The little boy was mastering Für Elise. It almost sounded recognisable to those who had heard it once long ago. She was clinging to the notes. Knit. Knit. Knit. Knit. She was grasping for anything to hold on to.

She wondered if he, he looked about six, would one day cling to the piano like she clung to knitting. If he would compose his own lullabies. If he would frivolously spend money on pianos and piano accessories and piano workshops. If he would attend piano groups for the severely depressed and be the best piano player amongst fans of piano music and people wanting to learn to play the piano and people seeking harmless forms of self medication. If one day, people would gawk and applaud and praise him as he played the same sad song over and over and over again.

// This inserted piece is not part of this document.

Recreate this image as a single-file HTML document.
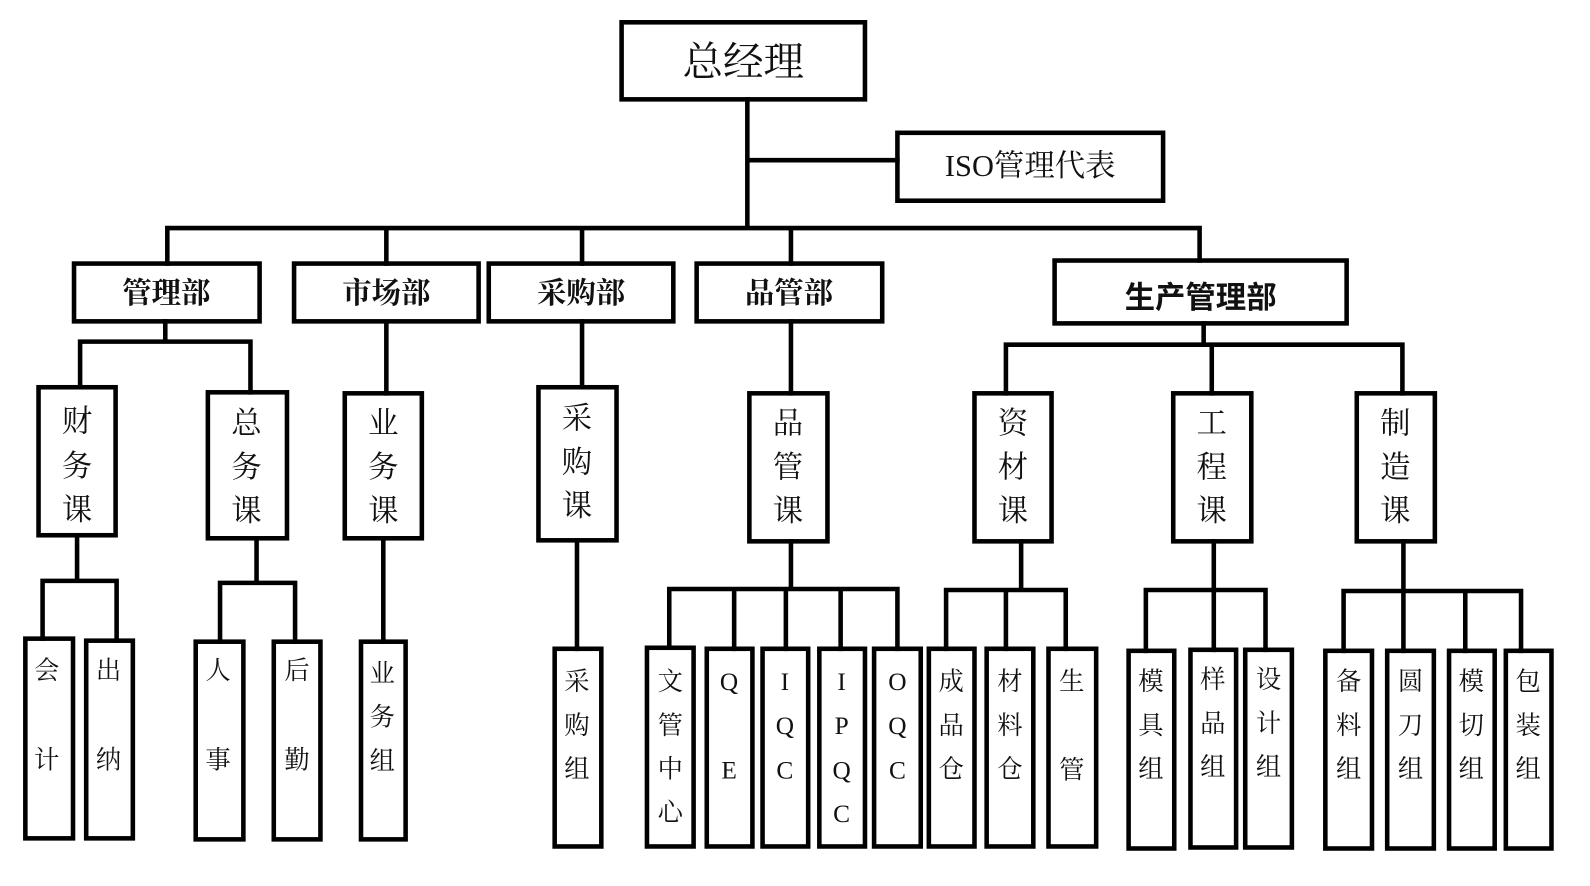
<!DOCTYPE html>
<html><head><meta charset="utf-8"><style>
html,body{margin:0;padding:0;background:#fff;}
svg{display:block;}
text{font-family:"Liberation Serif","Noto Serif CJK SC",serif;fill:#111;text-anchor:middle;dominant-baseline:central;}
</style></head><body>
<svg width="1590" height="886" viewBox="0 0 1568 874" preserveAspectRatio="none" xmlns="http://www.w3.org/2000/svg">
<g fill="#fff" stroke="#000" stroke-width="4.5">
<!-- top -->
<rect x="613" y="22" width="240" height="76"/>
<rect x="885" y="131" width="262" height="67"/>
<!-- depts -->
<rect x="73" y="260" width="183" height="57"/>
<rect x="290" y="260" width="182" height="57"/>
<rect x="482" y="260" width="182" height="57"/>
<rect x="687" y="260" width="183" height="57"/>
<rect x="1040" y="257" width="288" height="62"/>
<!-- sections -->
<rect x="38" y="382" width="76" height="146"/>
<rect x="205" y="387" width="78" height="144"/>
<rect x="340" y="388" width="76" height="143"/>
<rect x="531" y="382" width="77" height="151"/>
<rect x="739" y="388" width="77" height="146"/>
<rect x="961" y="388" width="76" height="146"/>
<rect x="1157" y="388" width="77" height="146"/>
<rect x="1338" y="388" width="77" height="146"/>
<!-- leaves -->
<rect x="25" y="630" width="47" height="197"/>
<rect x="85" y="632" width="46" height="195"/>
<rect x="193" y="633" width="47" height="195"/>
<rect x="270" y="633" width="46" height="195"/>
<rect x="356" y="633" width="44" height="195"/>
<rect x="547" y="640" width="46" height="195"/>
<rect x="638" y="639" width="46" height="196"/>
<rect x="697" y="640" width="45" height="195"/>
<rect x="752" y="640" width="45" height="195"/>
<rect x="808" y="640" width="45" height="195"/>
<rect x="862" y="640" width="46" height="195"/>
<rect x="916" y="640" width="45" height="195"/>
<rect x="973" y="640" width="46" height="195"/>
<rect x="1034" y="640" width="47" height="195"/>
<rect x="1113" y="642" width="45" height="195"/>
<rect x="1174" y="641" width="45" height="195"/>
<rect x="1228" y="641" width="46" height="195"/>
<rect x="1307" y="642" width="46" height="195"/>
<rect x="1368" y="642" width="46" height="195"/>
<rect x="1429" y="642" width="45" height="195"/>
<rect x="1485" y="642" width="45" height="195"/>
</g>
<g fill="none" stroke="#000" stroke-width="4.5" stroke-linecap="square">
<path d="M737 98V224M737 158H885M165 260V225H1183V257M381 225V260M574 225V260M780 225V260"/>
<path d="M163 317V337M79 382V337H247V387"/>
<path d="M381 320V388M574 317V382M780 317V388"/>
<path d="M1187 319V340M992 388V340H1383V388M1195 340V388"/>
<path d="M76 528V573M42 630V573H115V632"/>
<path d="M253 531V575M217 633V575H291V633"/>
<path d="M378 531V633M569 533V640"/>
<path d="M780 534V581M660 639V581H885V640M724 581V640M775 581V640M829 581V640"/>
<path d="M1007 534V582M933 640V582H1051V640M992 582V640"/>
<path d="M1197 534V582M1130 642V582H1248V641M1197 582V641"/>
<path d="M1384 534V583M1325 642V583H1500V642M1384 583V642M1445 583V642"/>
</g>
<text x="733" y="61" font-size="40">总经理</text>
<text x="1016" y="164" font-size="30">ISO管理代表</text>
<g font-size="29" font-weight="bold">
<text x="164" y="290">管理部</text>
<text x="381" y="290">市场部</text>
<text x="573" y="290">采购部</text>
<text x="778" y="290">品管部</text>
</g>
<text x="1184" y="294" font-size="30" font-weight="bold" style="font-family:'Liberation Sans','Noto Sans CJK SC',sans-serif">生产管理部</text>
<g font-size="30">
<text x="76" y="416">财</text><text x="76" y="460">务</text><text x="76" y="503">课</text>
<text x="243" y="418">总</text><text x="243" y="461">务</text><text x="243" y="504">课</text>
<text x="378" y="418">业</text><text x="378" y="461">务</text><text x="378" y="504">课</text>
<text x="569" y="413">采</text><text x="569" y="456">购</text><text x="569" y="499">课</text>
<text x="777" y="418">品</text><text x="777" y="461">管</text><text x="777" y="504">课</text>
<text x="999" y="418">资</text><text x="999" y="461">材</text><text x="999" y="504">课</text>
<text x="1195" y="418">工</text><text x="1195" y="461">程</text><text x="1195" y="504">课</text>
<text x="1376" y="418">制</text><text x="1376" y="461">造</text><text x="1376" y="504">课</text>
</g>
<g font-size="25">
<text x="46" y="662">会</text><text x="46" y="750">计</text>
<text x="107" y="662">出</text><text x="107" y="750">纳</text>
<text x="215" y="662">人</text><text x="215" y="750">事</text>
<text x="293" y="662">后</text><text x="293" y="750">勤</text>
<text x="377" y="665">业</text><text x="377" y="708">务</text><text x="377" y="751">组</text>
<text x="569" y="673">采</text><text x="569" y="716">购</text><text x="569" y="759">组</text>
<text x="661" y="673">文</text><text x="661" y="716">管</text><text x="661" y="759">中</text><text x="661" y="802">心</text>
<text x="719" y="673">Q</text><text x="719" y="760">E</text>
<text x="774" y="673">I</text><text x="774" y="716">Q</text><text x="774" y="760">C</text>
<text x="830" y="673">I</text><text x="830" y="716">P</text><text x="830" y="760">Q</text><text x="830" y="803">C</text>
<text x="885" y="673">O</text><text x="885" y="716">Q</text><text x="885" y="760">C</text>
<text x="938" y="673">成</text><text x="938" y="716">品</text><text x="938" y="759">仓</text>
<text x="996" y="673">材</text><text x="996" y="716">料</text><text x="996" y="759">仓</text>
<text x="1057" y="673">生</text><text x="1057" y="760">管</text>
<text x="1135" y="673">模</text><text x="1135" y="716">具</text><text x="1135" y="759">组</text>
<text x="1196" y="671">样</text><text x="1196" y="714">品</text><text x="1196" y="757">组</text>
<text x="1251" y="671">设</text><text x="1251" y="714">计</text><text x="1251" y="757">组</text>
<text x="1330" y="673">备</text><text x="1330" y="716">料</text><text x="1330" y="759">组</text>
<text x="1391" y="673">圆</text><text x="1391" y="716">刀</text><text x="1391" y="759">组</text>
<text x="1451" y="673">模</text><text x="1451" y="716">切</text><text x="1451" y="759">组</text>
<text x="1507" y="673">包</text><text x="1507" y="716">装</text><text x="1507" y="759">组</text>
</g>
</svg>
</body></html>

Knit. Knit. Knit. Knit. Knit. She was going to finish this cardigan. Not today, even with her speed, she could not knit a cardigan in a day. She had only bought two balls of wool. She only bought two balls of wool so she would have to go out and buy more. She would have to leave the house again. A game of risk. She had a stash of wool at home. There was nothing to stop her frogging this cardigan when she got to the end of the second ball and excusing herself to choose a wool she had more metres of. But, for now, she was knitting a cardigan. One stitch after the other and wrapping the yarn over the needle and dropping it randomly to make holes.

Today, she was knitting a cardigan that was deeply blue and very messy with random interruptions to break monotony and she was listening to a little boy learning to play Für Elise. She knitted the rest of the row and spread the knitting across her lap. Inches. Inches of knitting with holes and dropped stitches. She looked up again and the old lady was gone, and the girls, and the couple. Except for the boy and the woman, the Travel and Cooking sections were empty. She could hear the employees laughing behind the counter. She fished in her bag for her purse. Pain au Chocolat and a pot of Peppermint tea please. Pain au Chocolat and a pot of Peppermint Tea please. Pain au Chocolat and a pot of Peppermint Tea please. There. Perfect.